Emerge che «c’è la necessità di seguire l’iter della richiesta in giunta e di approfondire la questione, da tutti i punti di vista» ma è «seria e ben documentata la richiesta del Tribunale dei ministri» su Matteo Salvini per il caso della nave Diciotti.

Il Movimento 5 Stelle dopo le dichiarazioni di Di Maio sembra intenzionato a votare sì al processo, ma di fatto arriva un no politico sulla questione e l’allineamento alle posizioni di Salvini, dopo la tensione sul caso della Sea Watch 3 a largo di Malta nei primi giorni del 2019 in cui anche il premier Conte si era mostrato più favorevole a una posizione conciliante anche nei confronti dei rapporti con l’Unione Europea.

A questo punto, con i voti del Movimento 5 Stelle l’autorizzazione a procedere dovrebbe passare sia in Giunta che in Aula.
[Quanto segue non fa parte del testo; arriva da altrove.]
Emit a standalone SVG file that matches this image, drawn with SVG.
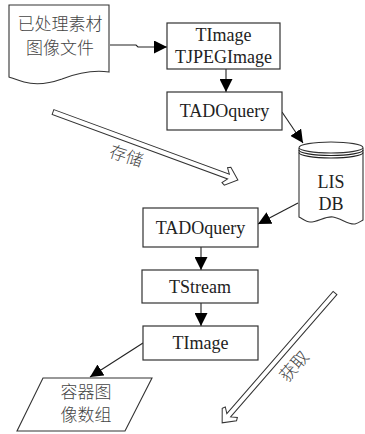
<svg xmlns="http://www.w3.org/2000/svg" width="365" height="434" viewBox="0 0 365 434">
<defs>
<marker id="ah" viewBox="0 0 10 10" refX="10" refY="5" markerWidth="10" markerHeight="10" markerUnits="userSpaceOnUse" orient="auto">
<path d="M0,0 L10,5 L0,10 z" fill="#000"/>
</marker>
<marker id="ahb" viewBox="0 0 12 12" refX="12" refY="6" markerWidth="13" markerHeight="13" markerUnits="userSpaceOnUse" orient="auto">
<path d="M0,0 L12,6 L0,12 z" fill="#000"/>
</marker>
</defs>
<style>
.box{fill:#fff;stroke:#333;stroke-width:1.2}
.shape{fill:#fff;stroke:#333;stroke-width:1.1}
.lat{font-family:"Liberation Serif","Times New Roman",serif;font-size:18px;fill:#222;text-anchor:middle}
.cjk{font-family:"Noto Sans CJK SC","Noto Sans",sans-serif;font-size:17px;fill:#444;text-anchor:middle;font-weight:300}
.con{stroke:#222;stroke-width:1.1;fill:none}
.hollow{fill:#fff;stroke:#333;stroke-width:1}
</style>
<g id="connectors">
<polyline class="con" points="110,45 136,45 138,47 167,47" marker-end="url(#ahb)"/>
<line class="con" x1="226" y1="69" x2="226" y2="92" marker-end="url(#ahb)"/>
<line class="con" x1="282" y1="112" x2="303" y2="143" marker-end="url(#ahb)"/>
<line class="con" x1="298" y1="203" x2="258" y2="224" marker-end="url(#ahb)"/>
<line class="con" x1="201" y1="247" x2="201" y2="270" marker-end="url(#ahb)"/>
<line class="con" x1="201" y1="303" x2="201" y2="326" marker-end="url(#ahb)"/>
<line class="con" x1="143" y1="343" x2="90" y2="377" marker-end="url(#ahb)"/>
</g>
<g id="doc">
<path class="shape" d="M9,5 L109,5 L109,72 C95,70 80,72 62,79 C48,84 35,85 24,82 C17,80 12,78 9,77 Z"/>
<text class="cjk" x="60" y="30">已处理素材</text>
<text class="cjk" x="60" y="54">图像文件</text>
</g>
<g id="timage1">
<rect class="box" x="167" y="23" width="113" height="46"/>
<text class="lat" x="223.5" y="41">TImage</text>
<text class="lat" x="223.5" y="63">TJPEGImage</text>
</g>
<g id="tadoquery1">
<rect class="box" x="167" y="92" width="115" height="38"/>
<text class="lat" x="224.5" y="117">TADOquery</text>
</g>
<g id="db">
<path class="shape" d="M299,148 L299,217 C303,219 306,222 310,222 C318,222 325,216 333,217 C341,218 348,225 355,224 C359,223 361,221 363,220 L363,148"/>
<ellipse class="shape" cx="331" cy="147.5" rx="32" ry="5.5"/>
<path class="con" d="M299,150 A32,5.5 0 0 0 363,150"/>
<path class="con" d="M299,152.5 A32,5.5 0 0 0 363,152.5"/>
<text class="lat" x="331" y="188">LIS</text>
<text class="lat" x="331" y="210">DB</text>
</g>
<g id="tadoquery2">
<rect class="box" x="143" y="208" width="115" height="39"/>
<text class="lat" x="200.5" y="234">TADOquery</text>
</g>
<g id="tstream">
<rect class="box" x="142" y="270" width="116" height="33"/>
<text class="lat" x="200" y="293">TStream</text>
</g>
<g id="timage2">
<rect class="box" x="143" y="326" width="115" height="34"/>
<text class="lat" x="200.5" y="349">TImage</text>
</g>
<g id="array">
<polygon class="shape" points="43,378 152,378 125,431 17,431"/>
<text class="cjk" x="86" y="398">容器图</text>
<text class="cjk" x="86" y="421">像数组</text>
</g>
<g id="store">
<polygon class="hollow" transform="translate(53,112) rotate(20.2)" points="0,-2.5 187,-2.5 183,-8 186,-9.5 197,0 186,9.5 183,8 187,2.5 0,2.5"/>
<text class="cjk" x="126" y="162" font-size="16" transform="rotate(18 126 157)">存储</text>
</g>
<g id="fetch">
<polygon class="hollow" transform="translate(335,293) rotate(131)" points="0,-2.5 162,-2.5 158,-8 161,-9.5 172,0 161,9.5 158,8 162,2.5 0,2.5"/>
<text class="cjk" x="295" y="372" font-size="16" transform="rotate(-49 295 367)">获取</text>
</g>
</svg>
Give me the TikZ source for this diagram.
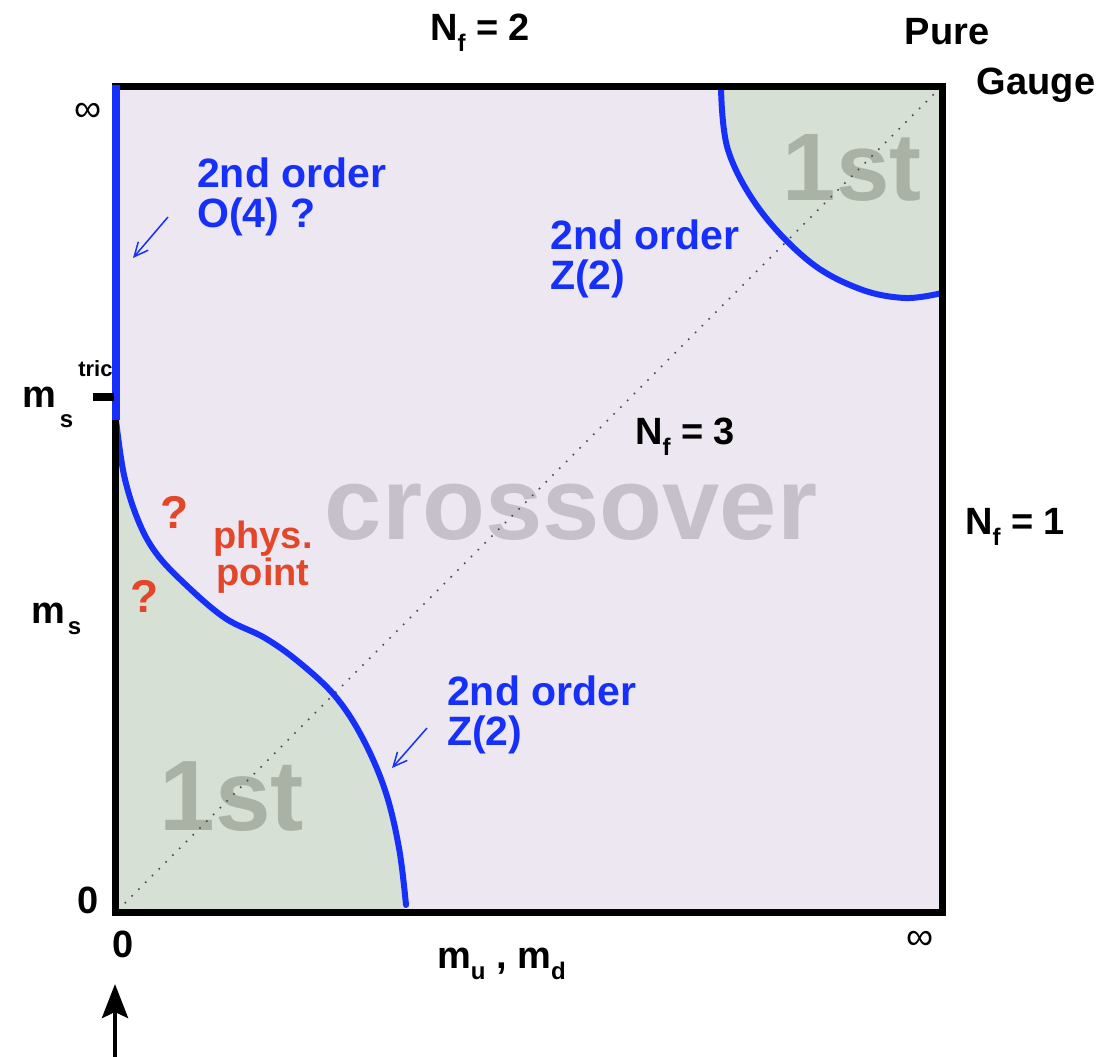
\documentclass[tikz,border=0pt]{standalone}
\usepackage{fontspec}
\setmainfont{Liberation Sans}
\usetikzlibrary{arrows.meta}
\definecolor{pdBlue}{RGB}{22,48,250}
\definecolor{pdRed}{RGB}{228,70,42}
\definecolor{pdLilac}{RGB}{236,231,241}
\definecolor{pdGreen}{RGB}{214,224,213}
\definecolor{pdGray}{RGB}{197,192,202}
\definecolor{pdGrayG}{RGB}{170,178,166}
\newcommand{\lowsub}[1]{\raisebox{-11pt}{\fontsize{24}{24}\selectfont #1}}
\def\lowcurve{(116,420) (124,475) (138,520) (156,553) (185,584) (225,618) (265,638) (300,663) (335,696) (362,737) (385,790) (399,848)}
\def\highcurve{(721,87) (728,150) (760,210) (810,262) (860,289) (905,298) (942,293)}

\begin{document}
\begin{tikzpicture}[x=1pt, y=-1pt,
  lab/.style={font=\fontsize{38}{38}\selectfont\bfseries, inner sep=0pt},
  thin lab/.style={font=\fontsize{38}{38}\selectfont, inner sep=0pt},
  blue lab/.style={font=\fontsize{41}{40}\selectfont\bfseries, text=pdBlue, align=left, inner sep=0pt},
  red lab/.style={font=\fontsize{38}{37}\selectfont\bfseries, text=pdRed, align=center, inner sep=0pt},
  big lab/.style={font=\fontsize{#1}{#1}\selectfont\bfseries, inner sep=0pt},
  transition/.style={pdBlue, line width=6pt, line cap=round},
  pointer/.style={pdBlue, line width=1.5pt, -{Straight Barb[length=14pt, width=13pt]}}]
\useasboundingbox (0,0) rectangle (1104,1057);
% regions
\fill[pdLilac] (115,87) rectangle (942,912);
\fill[pdGreen] plot[smooth, tension=0.6] coordinates {\lowcurve (406,912)} -- (115,912) -- cycle;
\fill[pdGreen] plot[smooth, tension=0.6] coordinates {\highcurve} -- (942,87) -- cycle;
\node[big lab=103, text=pdGray] (cross) at (571,512) {crossover};
\node[big lab=100, text=pdGrayG] (first lo) at (232,797) {1st};
\node[big lab=96, text=pdGrayG] (first hi) at (852,168) {1st};
% N_f = 3 line
\draw[gray!60!black, line width=1.6pt, dash pattern=on 1.6pt off 8pt] (118,910) -- (940,88);
% transition lines
\draw[transition] (116,87) -- plot[smooth, tension=0.6] coordinates {\lowcurve (406,905)};
\draw[transition] plot[smooth, tension=0.6] coordinates {\highcurve};
% frame
\draw[line width=7pt] (115,87) rectangle (942,912);
\draw[pdBlue, line width=8pt] (116,85) -- (116,420);
\draw[line width=8pt] (93,397) -- (114,397);
% axis labels
\node[lab] (nf2) at (480,33) {N\lowsub{f} = 2};
\node[lab] (pure) at (947,32) {Pure};
\node[lab] (gauge) at (1036,85) {Gauge};
\node[lab] (nf1) at (1015,527) {N\lowsub{f} = 1};
\node[lab] (nf3) at (685,437) {N\lowsub{f} = 3};
\node[thin lab] (inf y) at (88,112) {∞};
\node[thin lab] (inf x) at (920,940) {∞};
\node[lab] (zero y) at (88,900) {0};
\node[lab] (zero x) at (123,944) {0};
\node[lab, anchor=base west] (ms tric) at (22,407) {m\hspace{4pt}\raisebox{-20pt}{\fontsize{24}{24}\selectfont s}\hspace{5pt}\raisebox{31pt}{\fontsize{22}{22}\selectfont tric}};
\node[lab, anchor=base west] (ms) at (31,623) {m\hspace{3pt}\lowsub{s}};
\node[lab, anchor=base west] (mud) at (437,968) {m\lowsub{u} , m\lowsub{d}};
% phase transitions
\node[blue lab, anchor=north west] (o4) at (197,158) {2nd order\\O(4) ?};
\node[blue lab, anchor=north west] (z2 hi) at (550,220) {2nd order\\Z(2)};
\node[blue lab, anchor=north west] (z2 lo) at (447,676) {2nd order\\Z(2)};
\coordinate (o4 from) at (168,217);
\coordinate (o4 to) at (133,258);
\coordinate (z2 from) at (427,728);
\coordinate (z2 to) at (392,768);
\draw[pointer] (o4 from) -- (o4 to);
\draw[pointer] (z2 from) -- (z2 to);
% physical point
\node[red lab] (q1) at (175,512) {\fontsize{46}{46}\selectfont ?};
\node[red lab] (q2) at (145,596) {\fontsize{46}{46}\selectfont ?};
\node[red lab] (phys) at (263,557) {phys.\\point};
\coordinate (arr base) at (115,1057);
\coordinate (arr tip) at (115,984);
\draw[line width=4.5pt, -{Stealth[length=34pt, width=26pt, inset=6pt]}] (arr base) -- (arr tip);
\end{tikzpicture}
\end{document}
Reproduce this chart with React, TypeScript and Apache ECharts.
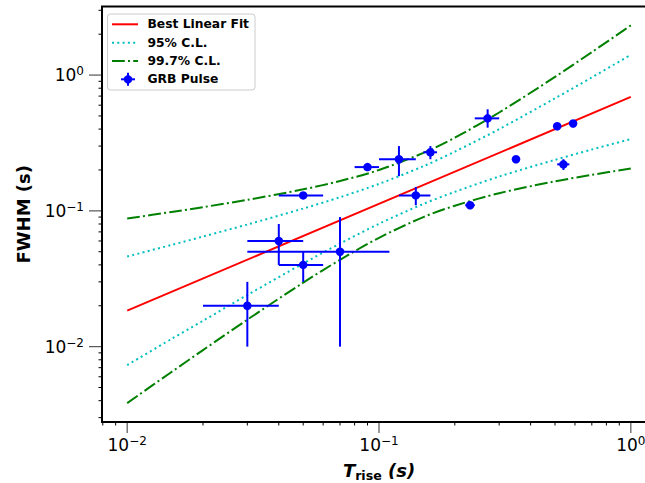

I voti dei 5 Stelle in entrambe le assemblee sono decisivi: non basterebbe l’asse Lega-Fratelli d’Italia-Forza Italia. La maggioranza giallo-verde, quindi, si ricompone. Il centro della vicenda da giuridico, però, si fa sempre più politico.

Matteo Salvini da una parte riesce a compattare sulla linea garantista e anti-immigrazione le forze del centrodestra con cui si è presentato alle ultime elezioni politiche e da cui ha ricevuto, secondo le sue parole, il mandato elettorale per gestire la chiusura dei porti.

Dall’altra incassa l’appoggio Di Maio su tutta la vicenda e la compattezza del governo ne esce rafforzata. Insomma, la vecchia politica dei doppi forni che oggi più che mai, trova un attore centrale che da questa vicenda non sembra uscire indebolito, ma rafforzato: Matteo Salvini.